Between 29 December 2000 and 15 December 2004, he served as Governor of the Province of Malleco.

In December 2005, he was elected deputy representing the Christian Democratic Party for the Araucanía Region (2006–2010 legislative period), District No. 48, obtaining 23,775 votes (35.75% of the valid votes cast). In December 2009, he was re-elected for a second term for the same district (2010–2014).

In the parliamentary elections of November 2013, he was again re-elected as deputy for District No. 48 for the 2014–2018 term, obtaining 45,282 votes (36.44% of the valid votes cast).

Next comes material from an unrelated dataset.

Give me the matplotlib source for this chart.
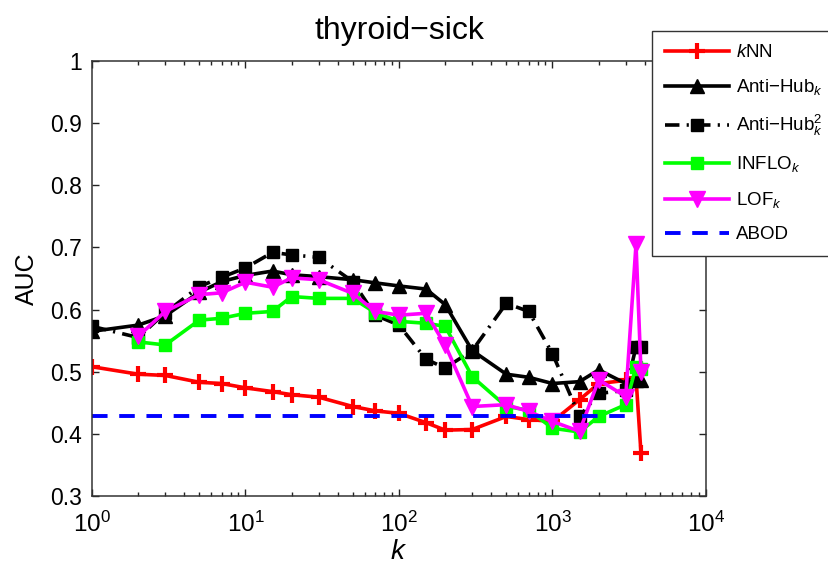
#!/usr/bin/env python3
"""AUC vs k for the thyroid-sick dataset."""

import numpy as np
import matplotlib
matplotlib.use("Agg")
import matplotlib.pyplot as plt
from matplotlib.ticker import LogLocator, FixedLocator, NullFormatter

plt.rcParams["font.family"] = ["Liberation Sans", "DejaVu Sans"]
plt.rcParams["mathtext.fontset"] = "custom"
plt.rcParams["mathtext.rm"] = "Liberation Sans"
plt.rcParams["mathtext.it"] = "Liberation Sans:italic"
plt.rcParams["mathtext.default"] = "regular"

nan = np.nan
k_values = [1, 2, 3, 5, 7, 10, 15, 20, 30, 50, 70, 100, 150, 200, 300,
            500, 700, 1000, 1500, 2000, 3000, 3500, 3771]
knn = [0.508, 0.496, 0.494, 0.483, 0.481, 0.474, 0.468, 0.463, 0.459, 0.444,
       0.437, 0.433, 0.418, 0.406, 0.407, 0.428, 0.423, 0.420, 0.455, 0.481,
       0.486, 0.490, 0.369]
antihub = [0.565, 0.575, 0.590, 0.628, 0.645, 0.655, 0.662, 0.656, 0.653, 0.648,
           0.643, 0.638, 0.633, 0.608, 0.534, 0.496, 0.491, 0.481, 0.484, 0.503,
           0.481, 0.487, 0.487]
antihub2 = [0.573, 0.555, 0.595, 0.637, 0.652, 0.667, 0.692, 0.688, 0.684, 0.645,
            0.591, 0.575, 0.520, 0.506, 0.534, 0.610, 0.597, 0.529, 0.428, 0.465,
            0.470, 0.540, 0.540]
inflo = [nan, 0.548, 0.543, 0.583, 0.586, 0.594, 0.597, 0.621, 0.618, 0.618,
         0.595, 0.581, 0.578, 0.573, 0.492, 0.444, 0.438, 0.409, 0.403, 0.428,
         0.447, 0.508, 0.505]
lof = [nan, 0.557, 0.597, 0.624, 0.627, 0.644, 0.636, 0.651, 0.648, 0.626,
       0.597, 0.591, 0.594, 0.543, 0.444, 0.447, 0.436, 0.420, 0.404, 0.487,
       0.460, 0.705, 0.500]
abod_auc = 0.429

fig = plt.figure(figsize=(8.29, 5.69), dpi=100)
ax = fig.add_axes([92 / 829, 1 - 496 / 569, (706 - 92) / 829, (496 - 61) / 569])

lw = 2.6
ax.plot(k_values, knn, color="#ff0000", lw=lw, marker="+", ms=11, mew=3,
        label="$\\mathit{k}$NN")
ax.plot(k_values, antihub, color="black", lw=lw, marker="^", ms=10,
        label="Anti$-$Hub$_{\\mathit{k}}$")
ax.plot(k_values, antihub2, color="black", lw=lw, marker="s", ms=9,
        dashes=(4, 2, 0.6, 2), label="Anti$-$Hub$^{2}_{\\mathit{k}}$")
ax.plot(k_values, inflo, color="#00ff00", lw=lw, marker="s", ms=9,
        label="INFLO$_{\\mathit{k}}$")
ax.plot(k_values, lof, color="#ff00ff", lw=lw, marker="v", ms=11,
        label="LOF$_{\\mathit{k}}$")
ax.plot(k_values[:-1], [abod_auc] * (len(k_values) - 1), color="#0000ff", lw=2.8,
        dashes=(4, 3), label="ABOD")

ax.set_xscale("log")
ax.set_xlim(1, 1e4)
ax.set_ylim(0.3, 1.0)
ax.xaxis.set_major_locator(FixedLocator([1, 10, 100, 1000, 10000]))
ax.set_xticklabels(["$10^{0}$", "$10^{1}$", "$10^{2}$", "$10^{3}$", "$10^{4}$"])
ax.xaxis.set_minor_locator(LogLocator(base=10, subs=np.arange(2, 10), numticks=20))
ax.xaxis.set_minor_formatter(NullFormatter())
ax.set_yticks(np.round(np.arange(0.3, 1.01, 0.1), 1))
ax.set_yticklabels(["0.3", "0.4", "0.5", "0.6", "0.7", "0.8", "0.9", "1"])

ax.tick_params(axis="both", which="both", direction="in", top=True, right=True,
               labelsize=16.5, colors="#222222", labelcolor="black")
ax.tick_params(axis="both", which="major", length=5, width=1, pad=7)
ax.tick_params(axis="x", which="major", pad=11, labelsize=17.5)
ax.tick_params(axis="x", which="minor", length=3, width=1)
for sp in ax.spines.values():
    sp.set_color("#333333")
    sp.set_linewidth(1.1)

ax.set_xlabel("$\\mathit{k}$", fontsize=20, labelpad=2)
ax.set_ylabel("AUC", fontsize=18, labelpad=8)
ax.set_title("thyroid\u2212sick", fontsize=23, pad=16)

fig.legend(loc="upper left", bbox_to_anchor=(652 / 829, 1 - 31 / 569),
           borderaxespad=0, fontsize=13.5, handlelength=3.4, labelspacing=0.85,
           borderpad=0.7, handletextpad=0.4, fancybox=False, framealpha=1,
           edgecolor="#333333")

fig.savefig("out.png", dpi=100)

In November 2017, he was re-elected as deputy representing the Christian Democratic Party for the new 22nd District, Araucanía Region, within the Convergencia Democrática pact, obtaining 14,991 votes (13.85% of the valid votes cast) for the 2018–2022 legislative period.

In the parliamentary elections of 2021, he did not seek re-election. Law No. 21,238 (2020) established that deputies may be re-elected consecutively for up to two terms.